For retro-fit options where bus-cabling cannot be run, alternative options that do use traditional mains wiring to wall switches can be utilised.

For solar power, while there are many vendors, we will select only the vendors who allow open access to their equipment and generated data and allow for local monitoring and control. For solar it is important to avoid vendor lock-in especially due to the costs associated with installation. Counter-intuitively, the vendors offering the most open systems will see them highly recommended by Athenars and will therefore be far more likely to see repeat business.

The sub-systems interact

The gateway / firewall / router, IP network and electrical are the more obvious sub-systems. Most systems tend to require these sub-systems. Our options for how to deploy these sub-systems and how they are architectured and configured is where we arrive at a range of options.

Some of our other choices for sub-systems will influence how we implement these more obvious sub-systems. For example, our choice to utilise a hyper-converged cluster will influence how we deploy our networking and what components we choose to utilise. For our electrical sub-system, how we collect data, utilise solar and integrate with the building automation system is where we have many more design choices in accordance with our system requirements.

Some buzzwords, but of substance

Any system like Athenars, needs to be able to compute and process data. It also needs to store data. After much consideration, it has been become evident that the optimal way to meet these needs while most aligning with our overall requirements, is via a hyper-converged compute and storage cluster. This is key decision that takes advantage of a particular technology stack, which we'll dive into in the next posts. This particular sub-system will give us high availability for both compute and shared storage.

Automation and the bus

There are many options for building automation from bus to IP to a range of wireless protocols.
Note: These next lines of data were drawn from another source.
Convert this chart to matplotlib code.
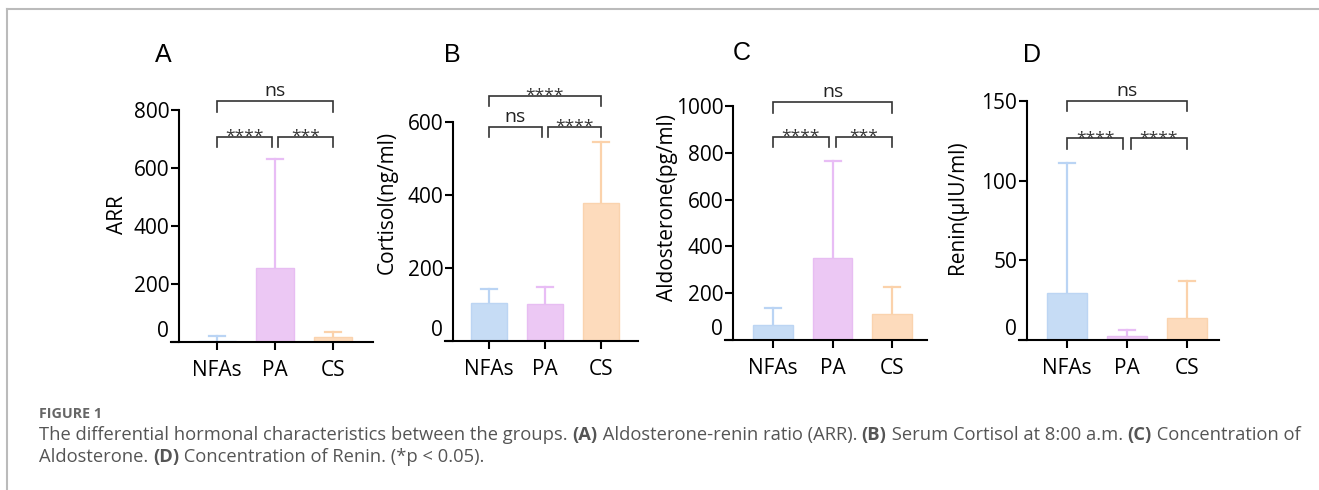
import matplotlib
matplotlib.use('Agg')
import matplotlib.pyplot as plt
import numpy as np
from matplotlib.lines import Line2D

plt.rcParams['font.family'] = ['Open Sans', 'DejaVu Sans']

W, H = 1319, 490

groups = ['NFAs', 'PA', 'CS']

# mean and upper SD
arr_mean = [5, 254, 18]
arr_sd = [15, 377, 18]
cort_mean = [104, 101, 377]
cort_sd = [38, 46, 167]
aldo_mean = [65, 350, 111]
aldo_sd = [70, 416, 114]
renin_mean = [29.3, 2.5, 14]
renin_sd = [82.1, 3.8, 23.2]

ylabels = ['ARR', 'Cortisol(ng/ml)', 'Aldosterone(pg/ml)', 'Renin(μIU/ml)']
letters = ['A', 'B', 'C', 'D']

# significance brackets: (from, to, height, label)
arr_sig = [(0, 2, 831, 'ns'), (0, 0.94, 707, '****'), (1.06, 2, 707, '***')]
cort_sig = [(0, 2, 672, '****'), (0, 0.94, 587, 'ns'), (1.06, 2, 587, '****')]
aldo_sig = [(0, 2, 1017, 'ns'), (0, 0.94, 869, '****'), (1.06, 2, 869, '***')]
renin_sig = [(0, 2, 150, 'ns'), (0, 0.94, 126.5, '****'), (1.06, 2, 126.5, '****')]

bar_colors = ['#c6dcf5', '#ecc8f4', '#fddbbc']
edge_colors = ['#bcd5f3', '#e7bdf2', '#fad3ae']
err_colors = ['#bad4f4', '#e8bdf5', '#fbd2ab']

# pixel layout per panel: y-axis x, x-axis end, top tick y, zero y, first/last bar centre
layout = [
    dict(yx=179, xend=373, ytop=110, y0=342, c0=217, c2=333, ymax=800, step=200, lx=118, ly=215, let=(163, 55)),
    dict(yx=453, xend=638, ytop=122, y0=341, c0=489, c2=601, ymax=600, step=200, lx=387, ly=202, let=(452, 55)),
    dict(yx=733, xend=927, ytop=106, y0=340, c0=773, c2=892, ymax=1000, step=200, lx=667, ly=207, let=(742, 53)),
    dict(yx=1027, xend=1219, ytop=101, y0=340, c0=1067, c2=1187, ymax=150, step=50, lx=957, ly=207, let=(1032, 55)),
]

means = [arr_mean, cort_mean, aldo_mean, renin_mean]
sds = [arr_sd, cort_sd, aldo_sd, renin_sd]
sigs = [arr_sig, cort_sig, aldo_sig, renin_sig]

fig = plt.figure(figsize=(W / 100, H / 100), dpi=100)

for k in range(4):
    L = layout[k]
    ax = fig.add_axes([L['yx'] / W, 1 - L['y0'] / H, (L['xend'] - L['yx']) / W,
                       (L['y0'] - L['ytop']) / H])
    s = (L['c2'] - L['c0']) / 2.0
    left = (L['yx'] - L['c0']) / s
    right = (L['xend'] - L['c0']) / s
    x = np.arange(3)
    ax.bar(x, means[k], width=0.66, color=bar_colors, edgecolor=edge_colors, linewidth=1, zorder=2)
    # upper-only error bars with a cap
    cw = 8.0 / s
    for i in range(3):
        top = means[k][i] + sds[k][i]
        ax.plot([x[i], x[i]], [means[k][i], top], color=err_colors[i], lw=1.6, zorder=1, clip_on=False)
        ax.plot([x[i] - cw, x[i] + cw], [top, top], color=err_colors[i], lw=1.6, zorder=1, clip_on=False)
    ax.set_xlim(left, right)
    ax.set_ylim(0, L['ymax'])
    ax.set_yticks(np.arange(0, L['ymax'] + 1, L['step']))
    ax.set_xticks(x)
    ax.set_xticklabels(groups)
    ax.spines['top'].set_visible(False)
    ax.spines['right'].set_visible(False)
    ax.spines['left'].set_linewidth(1.5)
    ax.spines['bottom'].set_linewidth(1.5)
    ax.spines['bottom'].set_bounds(left - 8 / s, right)
    ax.tick_params(axis='both', width=1.5, length=6, labelsize=15, colors='black')
    ax.tick_params(axis='y', pad=1)
    ax.tick_params(axis='x', pad=7)
    ax.patch.set_alpha(0)
    ax.get_yticklabels()[0].set_va('bottom')

    ax.set_ylabel(ylabels[k], fontsize=15)
    ax.yaxis.set_label_coords((L['lx'] - L['yx']) / (L['xend'] - L['yx']),
                              (L['y0'] - L['ly']) / (L['y0'] - L['ytop']))
    ax.yaxis.label.set_va('center')

    drop = 10.5 * L['ymax'] / (L['y0'] - L['ytop'])
    for a, b, h, lab in sigs[k]:
        ax.plot([a, a, b, b], [h - drop, h, h, h - drop], color='#333333', lw=1.2,
                clip_on=False, solid_joinstyle='miter')
        if lab == 'ns':
            ax.annotate(lab, xy=((a + b) / 2, h), xytext=(0, 5 * 0.72), textcoords='offset points',
                        ha='center', va='baseline', fontsize=14, color='#222222', annotation_clip=False)
        else:
            ax.annotate(lab, xy=((a + b) / 2, h), xytext=(0, -4 * 0.72), textcoords='offset points',
                        ha='center', va='baseline', fontsize=12.5, color='#333333', annotation_clip=False)

    fig.text(L['let'][0] / W, 1 - L['let'][1] / H, letters[k], fontsize=18,
             family='Liberation Sans', ha='center', va='center')

# grey frame
fig.add_artist(Line2D([7 / W, 1], [1 - 9 / H, 1 - 9 / H], color='#bbbbbb', lw=1.5))
fig.add_artist(Line2D([7 / W, 7 / W], [0, 1 - 9 / H], color='#bbbbbb', lw=1.5))

# caption
fig.text(39 / W, 1 - 414 / H, 'FIGURE 1', fontsize=10.3, weight='bold', color='#666666', va='center')
cap1 = [('The differential hormonal characteristics between the groups. ', False), ('(A)', True),
        (' Aldosterone-renin ratio (ARR). ', False), ('(B)', True),
        (' Serum Cortisol at 8:00 a.m. ', False), ('(C)', True), (' Concentration of', False)]
cap2 = [('Aldosterone. ', False), ('(D)', True), (' Concentration of Renin. (*p < 0.05).', False)]
renderer = fig.canvas.get_renderer()
for parts, py in [(cap1, 435), (cap2, 457)]:
    xp = 39
    for seg, bold in parts:
        t = fig.text(xp / W, 1 - py / H, seg, fontsize=13.2, color='#555555', va='center',
                     weight='bold' if bold else 'normal')
        xp = t.get_window_extent(renderer).x1

fig.savefig('out.png', dpi=100)
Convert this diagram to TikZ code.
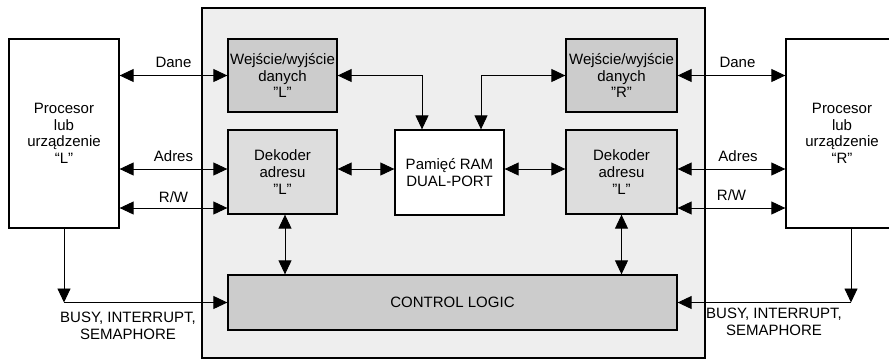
\documentclass[tikz,border=0pt]{standalone}
\usepackage{fontspec}
\setmainfont{Liberation Sans}
\usetikzlibrary{arrows.meta}
\definecolor{bgbox}{HTML}{EEEEEE}
\definecolor{darkbox}{HTML}{CCCCCC}
\definecolor{midbox}{HTML}{DDDDDD}
\newcommand{\sq}{\symbol{34}}
\tikzset{
  blk/.style={draw=black, line width=1.3pt, inner sep=0pt, align=center,
    font=\fontsize{15}{16.6}\selectfont},
  conn/.style={line width=0.9pt, {Triangle[length=14pt,width=13pt]}-{Triangle[length=14pt,width=13pt]}},
  onearr/.style={line width=0.9pt, -{Triangle[length=14pt,width=13pt]}},
  lbl/.style={inner sep=0pt, align=center, font=\fontsize{15}{16.6}\selectfont}
}
\begin{document}
\begin{tikzpicture}[x={(1pt,0)}, y={(0,-1pt)}]
\useasboundingbox (0,0) rectangle (889,360);
% big background box
\node[blk, fill=bgbox, line width=1.1pt, minimum width=503pt, minimum height=350pt] (big) at (453.5,183) {};
% processors
\node[blk, fill=white, minimum width=110pt, minimum height=189pt] (procL) at (64,133.5) {Procesor\\lub\\urządzenie\\“L”};
\node[blk, fill=white, minimum width=112pt, minimum height=189pt] (procR) at (842,133.5) {Procesor\\lub\\urządzenie\\“R”};
% inner blocks
\node[blk, fill=darkbox, minimum width=109pt, minimum height=73pt] (ioL) at (282.5,75.5) {Wejście/wyjście\\danych\\\sq L\sq};
\node[blk, fill=midbox, minimum width=109pt, minimum height=84pt] (decL) at (282.5,172) {Dekoder\\adresu\\\sq L\sq};
\node[blk, fill=white, minimum width=109pt, minimum height=85pt] (ram) at (449.5,172.5) {Pamięć RAM\\DUAL-PORT};
\node[blk, fill=darkbox, minimum width=111pt, minimum height=73pt] (ioR) at (621.5,75.5) {Wejście/wyjście\\danych\\\sq R\sq};
\node[blk, fill=midbox, minimum width=111pt, minimum height=84pt] (decR) at (621.5,172) {Dekoder\\adresu\\\sq L\sq};
\node[blk, fill=darkbox, minimum width=449pt, minimum height=55pt] (ctrl) at (452.5,302.5) {CONTROL LOGIC};
% helper coordinates
\coordinate (adL) at ([yshift=3pt]decL.west);
\coordinate (rwL) at ([yshift=-36pt]decL.west);
\coordinate (adR) at ([yshift=3pt]decR.east);
\coordinate (rwR) at ([yshift=-36pt]decR.east);
\coordinate (dmL) at ([yshift=3pt]decL.east);
\coordinate (dmR) at ([yshift=3pt]decR.west);
\coordinate (ramTL) at ([xshift=-27.5pt]ram.north);
\coordinate (ramTR) at ([xshift=31.5pt]ram.north);
\coordinate (cL) at (procL.south |- ctrl.west);
\coordinate (cRx) at (851,302.5);
% left side connectors
\draw[conn] (procL.east |- ioL.west) -- node[lbl, yshift=13pt] {Dane} (ioL.west);
\draw[conn] (adL -| procL.east) -- node[lbl, yshift=12.5pt] {Adres} (adL);
\draw[conn] (rwL -| procL.east) -- node[lbl, yshift=11pt] {R/W} (rwL);
% right side connectors
\draw[conn] (ioR.east) -- node[lbl, yshift=13pt, xshift=6pt] {Dane} (ioR.east -| procR.west);
\draw[conn] (adR) -- node[lbl, yshift=12.5pt, xshift=6.5pt] {Adres} (adR -| procR.west);
\draw[conn] (rwR) -- node[lbl, yshift=13pt] {R/W} (rwR -| procR.west);
% internal connectors
\draw[conn] (ioL.east) -| (ramTL);
\draw[conn] (ioR.west) -| (ramTR);
\draw[conn] (dmL) -- (dmL -| ram.west);
\draw[conn] (ram.east |- dmR) -- (dmR);
\draw[conn] ([xshift=2.5pt]decL.south) -- ([xshift=2.5pt]decL.south |- ctrl.north);
\draw[conn] (decR.south) -- (decR.south |- ctrl.north);
% busy lines
\draw[onearr] (procL.south) -- (cL);
\draw[onearr] (cL) -- (ctrl.west);
\draw[onearr] (cRx |- procR.south) -- (cRx);
\draw[onearr] (cRx) -- (ctrl.east);
\node[lbl] (busyL) at (128,326) {BUSY, INTERRUPT,\\SEMAPHORE};
\node[lbl] (busyR) at (774,322) {BUSY, INTERRUPT,\\SEMAPHORE};
\end{tikzpicture}
\end{document}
There are proprietary vendor locked options like Control 4 and Savant through to consumer oriented wifi devices that connect to cloud accounts. There are also other wireless protocols like Zigbee and ZWave. Newer consumer oriented Thread and Matter backed approaches are potential future solutions. However, for the optimum in performance, with the lowest latency, with the highest reliability, we have chosen a physical bus-centric automation sub-system. There are many advantages to this system which we'll get into in detail in the next section. And there is more to a building automation system than the communication medium. We'll get into the details in coming posts.

So that explains how we've taken our high level system requirements, then designed the various sub-systems within it. Already, these decisions are shaping what the Athenars technology stack will consist of. Already, the overall uniqueness of the Athenars approach is becoming evident and quite exciting.

Next, we'll talk about the various component options we considered for each sub-system and explain why we made the choices we did.

Sneak peak at some key components

To ease the suspense, here are the main components we've selected for each sub-system.

Gateway / firewall / router:

• pfSense.

Hyper-converged highly available cluster:

• Proxmox and Ceph.

Networking:

• Microtik and Unifi.

Building automation bus.

• KNX.

Electrical:

• Victron, ABB.

Be sure to now learn why we made the choices we did. Within the documentation explaining why we selected each of the components within each sub-system, we also highlight some of the other key elements. These other elements include our selected databases as well as messaging and communication protocols and the like.

Additionally, a lot of research into the various options was conducted in our own homelab type of environment. Homelabs are a fantastic way to experiment and test various software on a day to day basis from a user perspective.